- Given information:
═══

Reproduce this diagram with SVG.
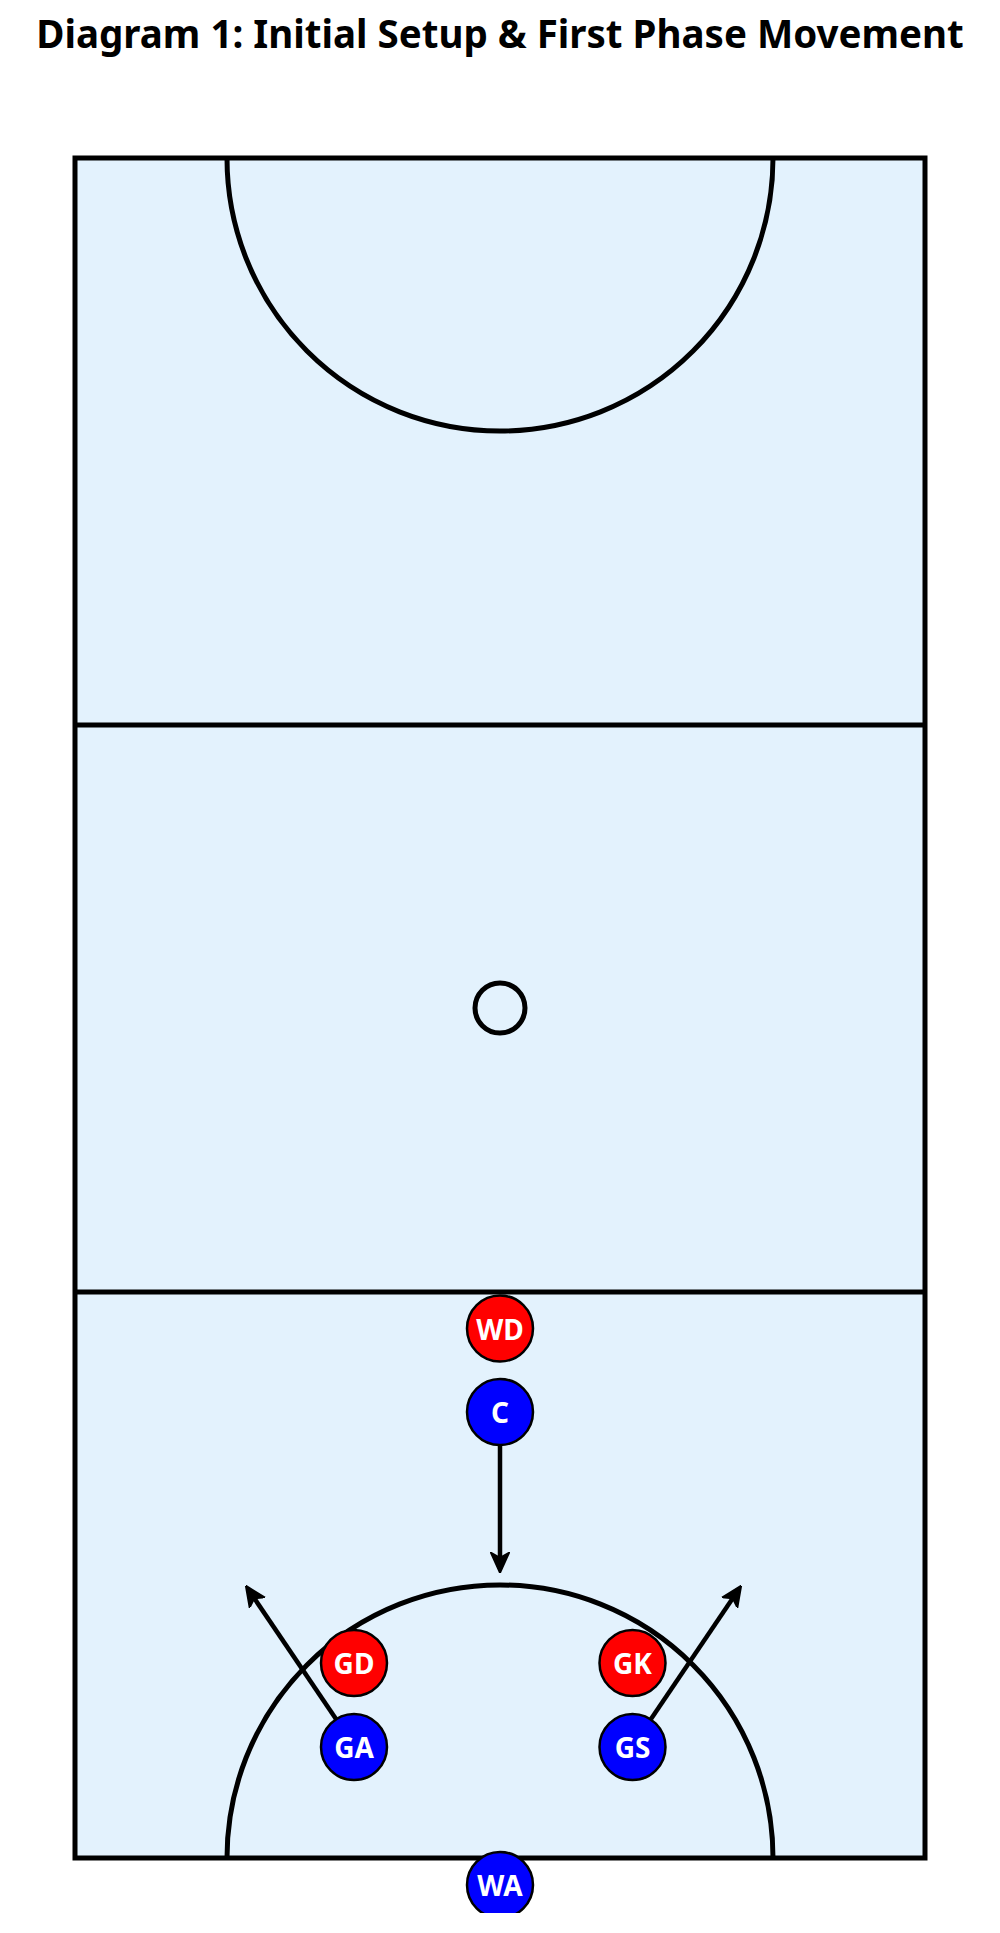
<svg xmlns="http://www.w3.org/2000/svg" width="1000" height="1933" viewBox="0 0 1000 1933">
<style>
.title{font-family:"Noto Sans","Open Sans","DejaVu Sans",sans-serif;font-weight:bold;font-size:38.5px;fill:#000}
.court{fill:#e3f2fd;stroke:#000;stroke-width:5}
.line{fill:none;stroke:#000;stroke-width:5}
.arrow{fill:none;stroke:#000;stroke-width:4.5;marker-end:url(#ah)}
.red{fill:#ff0000;stroke:#000;stroke-width:2.5}
.blue{fill:#0000ff;stroke:#000;stroke-width:2.5}
.lbl{font-family:"Noto Sans","Open Sans","DejaVu Sans",sans-serif;font-weight:bold;font-size:28px;fill:#fff;text-anchor:middle;dominant-baseline:central}
</style>
<defs>
<marker id="ah" viewBox="0 0 10 10" refX="8" refY="5" markerWidth="4.6" markerHeight="4.6" orient="auto" markerUnits="strokeWidth">
<path d="M0,0.5 L10,5 L0,9.5 L2.5,5 z" fill="#000" stroke="#000" stroke-width="0.8" stroke-linejoin="round"/>
</marker>
<clipPath id="clipBottom"><rect x="0" y="0" width="1000" height="1913"/></clipPath>
</defs>
<rect width="1000" height="1933" fill="#fff"/>
<text class="title" x="500" y="48" text-anchor="middle">Diagram 1: Initial Setup &amp; First Phase Movement</text>
<g id="court">
<rect class="court" x="75" y="158" width="850" height="1700"/>
<line class="line" x1="75" y1="725" x2="925" y2="725"/>
<line class="line" x1="75" y1="1292" x2="925" y2="1292"/>
<circle class="line" cx="500" cy="1008" r="25"/>
<path class="line" d="M227,158 A273,273 0 0 0 773,158"/>
<path class="line" d="M227,1858 A273,273 0 0 1 773,1858"/>
</g>
<g id="connectors">
<line class="arrow" x1="500" y1="1445" x2="500" y2="1569"/>
<line class="arrow" x1="336" y1="1719" x2="248" y2="1589"/>
<line class="arrow" x1="651" y1="1719" x2="739" y2="1589"/>
</g>
<g id="WD"><circle class="red" cx="500" cy="1328.5" r="33"/><text class="lbl" x="500" y="1328.5">WD</text></g>
<g id="C"><circle class="blue" cx="500" cy="1412" r="33"/><text class="lbl" x="500" y="1412">C</text></g>
<g id="GD"><circle class="red" cx="354" cy="1663" r="33"/><text class="lbl" x="354" y="1663">GD</text></g>
<g id="GK"><circle class="red" cx="632.5" cy="1663" r="33"/><text class="lbl" x="632.5" y="1663">GK</text></g>
<g id="GA"><circle class="blue" cx="354" cy="1747" r="33"/><text class="lbl" x="354" y="1747">GA</text></g>
<g id="GS"><circle class="blue" cx="632.5" cy="1747" r="33"/><text class="lbl" x="632.5" y="1747">GS</text></g>
<g id="WA" clip-path="url(#clipBottom)"><circle class="blue" cx="500" cy="1885" r="33"/><text class="lbl" x="500" y="1885">WA</text></g>
</svg>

═══

- Brief: Copy the data character for character, but drop all pictures from the copy.

- Finished task:
Reproduce this diagram with SVG.
<svg xmlns="http://www.w3.org/2000/svg" width="1000" height="1933" viewBox="0 0 1000 1933">
<style>
.title{font-family:"Noto Sans","Open Sans","DejaVu Sans",sans-serif;font-weight:bold;font-size:38.5px;fill:#000}
.court{fill:#e3f2fd;stroke:#000;stroke-width:5}
.line{fill:none;stroke:#000;stroke-width:5}
.arrow{fill:none;stroke:#000;stroke-width:4.5;marker-end:url(#ah)}
.red{fill:#ff0000;stroke:#000;stroke-width:2.5}
.blue{fill:#0000ff;stroke:#000;stroke-width:2.5}
.lbl{font-family:"Noto Sans","Open Sans","DejaVu Sans",sans-serif;font-weight:bold;font-size:28px;fill:#fff;text-anchor:middle;dominant-baseline:central}
</style>
<defs>
<marker id="ah" viewBox="0 0 10 10" refX="8" refY="5" markerWidth="4.6" markerHeight="4.6" orient="auto" markerUnits="strokeWidth">
<path d="M0,0.5 L10,5 L0,9.5 L2.5,5 z" fill="#000" stroke="#000" stroke-width="0.8" stroke-linejoin="round"/>
</marker>
<clipPath id="clipBottom"><rect x="0" y="0" width="1000" height="1913"/></clipPath>
</defs>
<rect width="1000" height="1933" fill="#fff"/>
<text class="title" x="500" y="48" text-anchor="middle">Diagram 1: Initial Setup &amp; First Phase Movement</text>
<g id="court">
<rect class="court" x="75" y="158" width="850" height="1700"/>
<line class="line" x1="75" y1="725" x2="925" y2="725"/>
<line class="line" x1="75" y1="1292" x2="925" y2="1292"/>
<circle class="line" cx="500" cy="1008" r="25"/>
<path class="line" d="M227,158 A273,273 0 0 0 773,158"/>
<path class="line" d="M227,1858 A273,273 0 0 1 773,1858"/>
</g>
<g id="connectors">
<line class="arrow" x1="500" y1="1445" x2="500" y2="1569"/>
<line class="arrow" x1="336" y1="1719" x2="248" y2="1589"/>
<line class="arrow" x1="651" y1="1719" x2="739" y2="1589"/>
</g>
<g id="WD"><circle class="red" cx="500" cy="1328.5" r="33"/><text class="lbl" x="500" y="1328.5">WD</text></g>
<g id="C"><circle class="blue" cx="500" cy="1412" r="33"/><text class="lbl" x="500" y="1412">C</text></g>
<g id="GD"><circle class="red" cx="354" cy="1663" r="33"/><text class="lbl" x="354" y="1663">GD</text></g>
<g id="GK"><circle class="red" cx="632.5" cy="1663" r="33"/><text class="lbl" x="632.5" y="1663">GK</text></g>
<g id="GA"><circle class="blue" cx="354" cy="1747" r="33"/><text class="lbl" x="354" y="1747">GA</text></g>
<g id="GS"><circle class="blue" cx="632.5" cy="1747" r="33"/><text class="lbl" x="632.5" y="1747">GS</text></g>
<g id="WA" clip-path="url(#clipBottom)"><circle class="blue" cx="500" cy="1885" r="33"/><text class="lbl" x="500" y="1885">WA</text></g>
</svg>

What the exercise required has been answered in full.